Staff managing direct relationships with the public (face-to-face, through emails, letters or telephone calls), are offered training and support to handle aggression, abuse, violence or anti-social behaviour from patients, their relatives or members of the public.
The definition of ‘vexatious’ behaviour is to harass, distress, annoy, tease, cause trouble, agitate, disturb or pursue issues excessively.
However, aggressive behaviour be it violent or verbal abusive, will not be tolerated and may result in you being removed from the Practice list straight away in extreme cases.
The police will be contacted if the patient is posing a threat to staff or other patients.
All incidents of unacceptable behaviour will follow our practice policy:
- First incident of unacceptable behaviour – Verbal warning given
- Second Incident of unacceptable behaviour – Formal Written Warning
- Third Incident of unacceptable behaviour – Removed from Practice list
Removal From the Practice List
A good patient-doctor relationship based on mutual respect and trust is the cornerstone of good patient care. The removal of patients from our list is only done in exceptional and rare circumstances and is the last resort in an impaired patient-practice relationship.

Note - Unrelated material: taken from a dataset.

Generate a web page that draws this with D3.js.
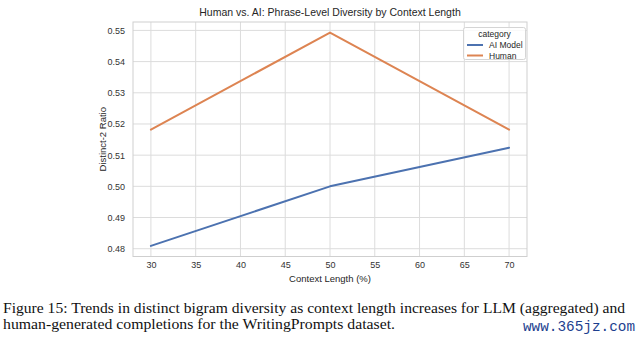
<!DOCTYPE html>
<html><head><meta charset="utf-8">
<script src="https://cdn.jsdelivr.net/npm/d3@7"></script>
<style>html,body{margin:0;padding:0;background:#fff;}svg{display:block;}</style>
</head><body>
<script>
const contextLengths = [30, 50, 70];
const aiModel = [0.4809, 0.5000, 0.5124];
const human = [0.5182, 0.5493, 0.5182];
const seriesNames = ["AI Model", "Human"];
const xTicks = [30, 35, 40, 45, 50, 55, 60, 65, 70];
const yTicks = [0.48, 0.49, 0.50, 0.51, 0.52, 0.53, 0.54, 0.55];
const colors = ["#4c72b0", "#dd8452"];

const W = 640, H = 341;
const svg = d3.select("body").append("svg").attr("width", W).attr("height", H);
const plot = {left: 133, right: 527, top: 22, bottom: 256.5};

const x = d3.scaleLinear().domain([28, 72]).range([plot.left, plot.right]);
const y = d3.scaleLinear().domain([0.4775, 0.5527]).range([plot.bottom, plot.top]);

const gridColor = "#dcdcdc";
const font = "Liberation Sans, Arial, sans-serif";

// grid
svg.append("g").selectAll("line").data(xTicks).join("line")
  .attr("x1", d => x(d)).attr("x2", d => x(d))
  .attr("y1", plot.top).attr("y2", plot.bottom)
  .attr("stroke", gridColor).attr("stroke-width", 1);
svg.append("g").selectAll("line").data(yTicks).join("line")
  .attr("x1", plot.left).attr("x2", plot.right)
  .attr("y1", d => y(d)).attr("y2", d => y(d))
  .attr("stroke", gridColor).attr("stroke-width", 1);

// axes
const xAxis = d3.axisBottom(x).tickValues(xTicks).tickSize(0).tickPadding(5).tickFormat(d3.format("d"));
const yAxis = d3.axisLeft(y).tickValues(yTicks).tickSize(0).tickPadding(8).tickFormat(d3.format(".2f"));
const gx = svg.append("g").attr("transform", `translate(0,${plot.bottom})`).call(xAxis);
const gy = svg.append("g").attr("transform", `translate(${plot.left},0)`).call(yAxis);
[gx, gy].forEach(g => {
  g.select(".domain").remove();
  g.selectAll("text").attr("font-family", font).attr("font-size", 9).attr("fill", "#333");
});

// frame
svg.append("rect").attr("x", plot.left).attr("y", plot.top)
  .attr("width", plot.right - plot.left).attr("height", plot.bottom - plot.top)
  .attr("fill", "none").attr("stroke", "#cfcfcf").attr("stroke-width", 1);

// lines
const line = d3.line().x((d, i) => x(contextLengths[i])).y(d => y(d));
[aiModel, human].forEach((s, i) => {
  svg.append("path").datum(s).attr("d", line)
    .attr("fill", "none").attr("stroke", colors[i]).attr("stroke-width", 2)
    .attr("stroke-linecap", "round").attr("stroke-linejoin", "round");
});

// title and labels
svg.append("text").attr("x", (plot.left + plot.right) / 2).attr("y", 16)
  .attr("text-anchor", "middle").attr("font-family", font).attr("font-size", 10.5).attr("fill", "#262626")
  .text("Human vs. AI: Phrase-Level Diversity by Context Length");
svg.append("text").attr("x", (plot.left + plot.right) / 2).attr("y", 281.5)
  .attr("text-anchor", "middle").attr("font-family", font).attr("font-size", 9.5).attr("fill", "#262626")
  .text("Context Length (%)");
svg.append("text").attr("transform", `translate(106,${(plot.top + plot.bottom) / 2}) rotate(-90)`)
  .attr("text-anchor", "middle").attr("font-family", font).attr("font-size", 9.5).attr("fill", "#262626")
  .text("Distinct-2 Ratio");

// legend
const lg = svg.append("g");
lg.append("rect").attr("x", 463.5).attr("y", 27.5).attr("width", 62).attr("height", 32)
  .attr("rx", 2).attr("fill", "#fff").attr("fill-opacity", 0.8).attr("stroke", "#d5d5d5");
lg.append("text").attr("x", 494.5).attr("y", 37).attr("text-anchor", "middle")
  .attr("font-family", font).attr("font-size", 8.5).attr("fill", "#262626").text("category");
seriesNames.forEach((n, i) => {
  const yy = 45 + i * 10.5;
  lg.append("line").attr("x1", 467).attr("x2", 483).attr("y1", yy).attr("y2", yy)
    .attr("stroke", colors[i]).attr("stroke-width", 2);
  lg.append("text").attr("x", 489).attr("y", yy + 3).attr("font-family", font)
    .attr("font-size", 8.5).attr("fill", "#262626").text(n);
});

// caption
const serif = "Liberation Serif, Times New Roman, serif";
svg.append("text").attr("x", 3).attr("y", 313).attr("font-family", serif).attr("font-size", 14.5)
  .attr("fill", "#111").attr("textLength", 622).attr("lengthAdjust", "spacingAndGlyphs")
  .text("Figure 15: Trends in distinct bigram diversity as context length increases for LLM (aggregated) and");
svg.append("text").attr("x", 3).attr("y", 329).attr("font-family", serif).attr("font-size", 14.5)
  .attr("fill", "#111").attr("textLength", 392).attr("lengthAdjust", "spacingAndGlyphs")
  .text("human-generated completions for the WritingPrompts dataset.");
svg.append("text").attr("x", 523).attr("y", 331).attr("font-family", "Liberation Mono, monospace")
  .attr("font-size", 14).attr("fill", "#1d3f8f").attr("textLength", 112).attr("lengthAdjust", "spacingAndGlyphs")
  .text("www.365jz.com");
</script>
</body></html>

When trust has irretrievably broken down it is in the patient’s interest, just as much as that of the practice, that they should find a new practice. An exception to this is on immediate removal on the grounds of violence e.g. when the Police are involved.
Removing Other Members of the Household
In rare cases however, because of the possible need to visit patients at home it may be necessary to terminate responsibility for other members of the family or the entire household. The prospect of visiting patients where a relative who is no longer a patient of the practice by virtue of their unacceptable behaviour resides, or being regularly confronted by the removed patient, may make it too difficult for the practice to continue to look after the whole family. This is particularly likely where the patient has been removed because of violence or threatening behaviour and keeping the other family members could put doctors or their staff at risk.